● **What is being asked**: In the entries below, identify every line with the string "that" and copy it.

● **Input data**:
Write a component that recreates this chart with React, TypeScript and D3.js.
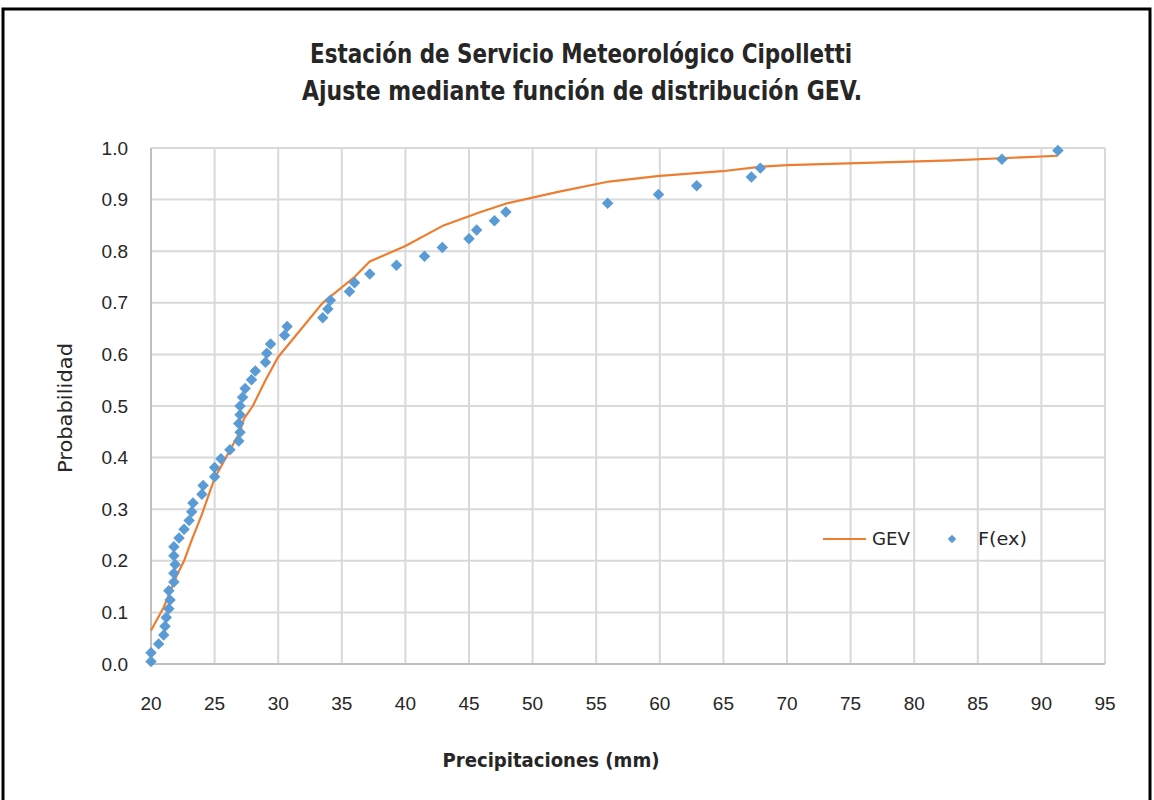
import * as d3 from 'd3';

// observed (empirical) values: precipitation and plotting probability
const obsPrecip = [
  20.0, 20.0, 20.6, 21.0, 21.1, 21.2, 21.4, 21.5, 21.4, 21.8,
  21.8, 21.9, 21.8, 21.8, 22.2, 22.6, 23.0, 23.2, 23.3, 24.0,
  24.1, 25.0, 25.0, 25.5, 26.2, 26.9, 27.0, 26.9, 27.0, 27.0,
  27.2, 27.4, 27.9, 28.2, 29.0, 29.1, 29.4, 30.5, 30.7, 33.5,
  33.9, 34.1, 35.6, 36.0, 37.2, 39.3, 41.5, 42.9, 45.0, 45.6,
  47.0, 47.9, 55.9, 59.9, 62.9, 67.2, 67.9, 86.9, 91.3,
];
const obsProb = [
  0.005, 0.022, 0.039, 0.056, 0.073, 0.09, 0.107, 0.124, 0.142, 0.159,
  0.176, 0.193, 0.21, 0.227, 0.244, 0.261, 0.278, 0.295, 0.312, 0.329,
  0.346, 0.363, 0.381, 0.398, 0.415, 0.432, 0.449, 0.466, 0.483, 0.5,
  0.517, 0.534, 0.551, 0.568, 0.585, 0.602, 0.62, 0.637, 0.654, 0.671,
  0.688, 0.705, 0.722, 0.739, 0.756, 0.773, 0.79, 0.807, 0.824, 0.841,
  0.859, 0.876, 0.893, 0.91, 0.927, 0.944, 0.961, 0.978, 0.995,
];

// fitted GEV curve
const gevPrecip = [
  20.0, 21.0, 22.0, 22.6, 23.2, 24.0, 25.0, 26.0, 27.0, 27.3,
  28.0, 29.0, 30.0, 31.0, 33.5, 36.0, 37.2, 40.0, 43.0, 45.8,
  48.0, 52.0, 56.0, 60.0, 64.9, 68.0, 70.0, 83.0, 91.3,
];
const gevProb = [
  0.065, 0.11, 0.17, 0.2, 0.24, 0.29, 0.36, 0.405, 0.45, 0.475,
  0.5, 0.55, 0.595, 0.625, 0.7, 0.75, 0.78, 0.81, 0.85, 0.875,
  0.893, 0.915, 0.935, 0.946, 0.955, 0.964, 0.967, 0.976, 0.985,
];

const xTicks = [20, 25, 30, 35, 40, 45, 50, 55, 60, 65, 70, 75, 80, 85, 90, 95];
const yTicks = [0, 0.1, 0.2, 0.3, 0.4, 0.5, 0.6, 0.7, 0.8, 0.9, 1.0];

const W = 1154;
const H = 800;
const font = "'Liberation Sans Narrow', 'DejaVu Sans Condensed', 'Liberation Sans', sans-serif";
const textColor = '#262626';

export default function App() {
  const x = d3.scaleLinear().domain([20, 95]).range([151, 1105]);
  const y = d3.scaleLinear().domain([0, 1]).range([664, 148]);

  const line = d3
    .line<number>()
    .x((d) => x(d))
    .y((_, i) => y(gevProb[i]));

  const diamond = d3.symbol(d3.symbolSquare, 66)();

  return (
    <svg
      width={W}
      height={H}
      style={{ position: 'absolute', left: 0, top: 0, background: '#fff' }}
      fontFamily={font}
    >
      <rect x={0} y={0} width={W} height={H} fill="#fff" />
      <rect x={3} y={9} width={1147} height={H} fill="none" stroke="#000" strokeWidth={3} />

      <g fontWeight="bold" fill={textColor} textAnchor="middle">
        <text x={581} y={63} fontSize={26} textLength={542} lengthAdjust="spacingAndGlyphs">
          Estación de Servicio Meteorológico Cipolletti
        </text>
        <text x={582} y={100} fontSize={26} textLength={560} lengthAdjust="spacingAndGlyphs">
          Ajuste  mediante función de distribución GEV.
        </text>
      </g>

      {/* grid */}
      <g stroke="#d9d9d9" strokeWidth={2}>
        {xTicks.map((t) => (
          <line key={'gx' + t} x1={x(t)} x2={x(t)} y1={y(1)} y2={y(0)} />
        ))}
        {yTicks.slice(1).map((t) => (
          <line key={'gy' + t} x1={x(20)} x2={x(95)} y1={y(t)} y2={y(t)} />
        ))}
      </g>
      <line x1={x(20)} x2={x(95)} y1={y(0)} y2={y(0)} stroke="#bfbfbf" strokeWidth={2} />
      <line x1={x(20)} x2={x(20)} y1={y(1)} y2={y(0)} stroke="#bfbfbf" strokeWidth={2} />

      {/* tick labels */}
      <g fontSize={19} fill={textColor} fontFamily="'Liberation Sans', sans-serif">
        {yTicks.map((t) => (
          <text key={'ty' + t} x={128} y={y(t)} dy="0.35em" textAnchor="end">
            {t.toFixed(1)}
          </text>
        ))}
        {xTicks.map((t) => (
          <text key={'tx' + t} x={x(t)} y={710} textAnchor="middle">
            {t}
          </text>
        ))}
      </g>

      {/* axis titles */}
      <text
        x={551}
        y={767}
        textAnchor="middle"
        fontSize={20}
        fontWeight="bold"
        fill={textColor}
        textLength={217}
        lengthAdjust="spacingAndGlyphs"
      >
        Precipitaciones (mm)
      </text>
      <text
        transform="translate(72,408) rotate(-90)"
        textAnchor="middle"
        fontSize={20}
        fill={textColor}
        textLength={130}
        lengthAdjust="spacingAndGlyphs"
      >
        Probabilidad
      </text>

      {/* GEV line */}
      <path d={line(gevPrecip) || ''} fill="none" stroke="#ed7d31" strokeWidth={2.2} />

      {/* observed points */}
      <g fill="#5b9bd5">
        {obsPrecip.map((v, i) => (
          <path key={'p' + i} d={diamond || ''} transform={`translate(${x(v)},${y(obsProb[i])}) rotate(45)`} />
        ))}
      </g>

      {/* legend */}
      <line x1={823} x2={866} y1={539} y2={539} stroke="#ed7d31" strokeWidth={2.2} />
      <text x={872} y={539} dy="0.35em" fontSize={18} fill={textColor} textLength={38} lengthAdjust="spacingAndGlyphs">
        GEV
      </text>
      <path d={d3.symbol(d3.symbolSquare, 36)() || ''} transform="translate(952,539) rotate(45)" fill="#5b9bd5" />
      <text x={978} y={539} dy="0.35em" fontSize={18} fill={textColor} textLength={49} lengthAdjust="spacingAndGlyphs">
        F(ex)
      </text>
    </svg>
  );
}
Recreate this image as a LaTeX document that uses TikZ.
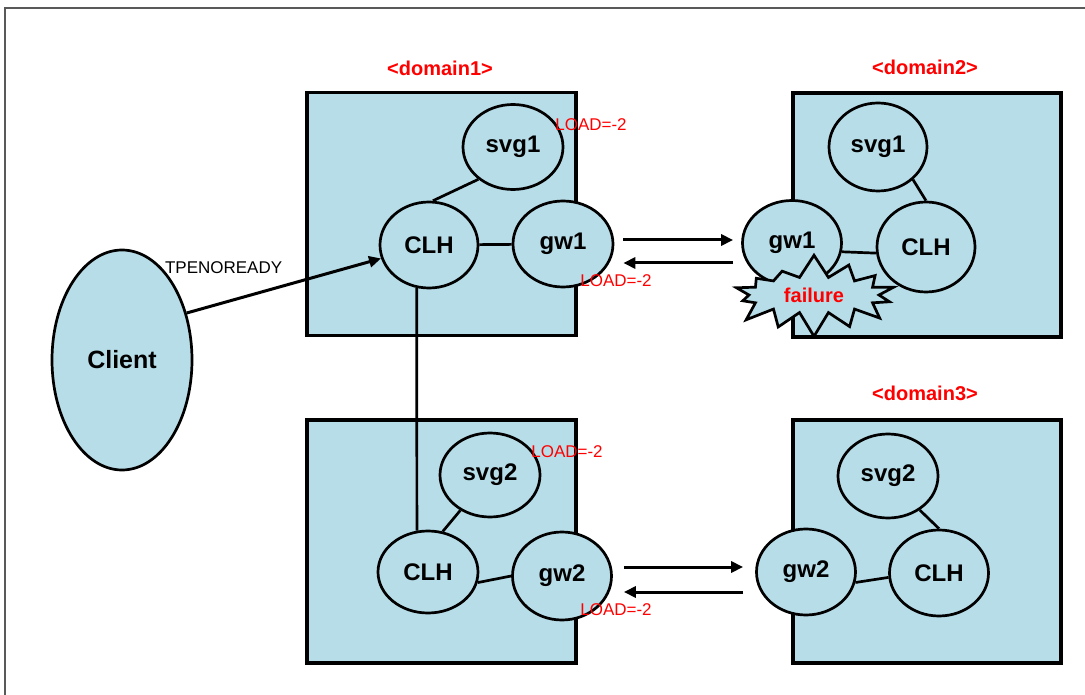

● **Right answer**:
Write a component that recreates this chart with React, TypeScript and D3.js.
Recreate this image as a LaTeX document that uses TikZ.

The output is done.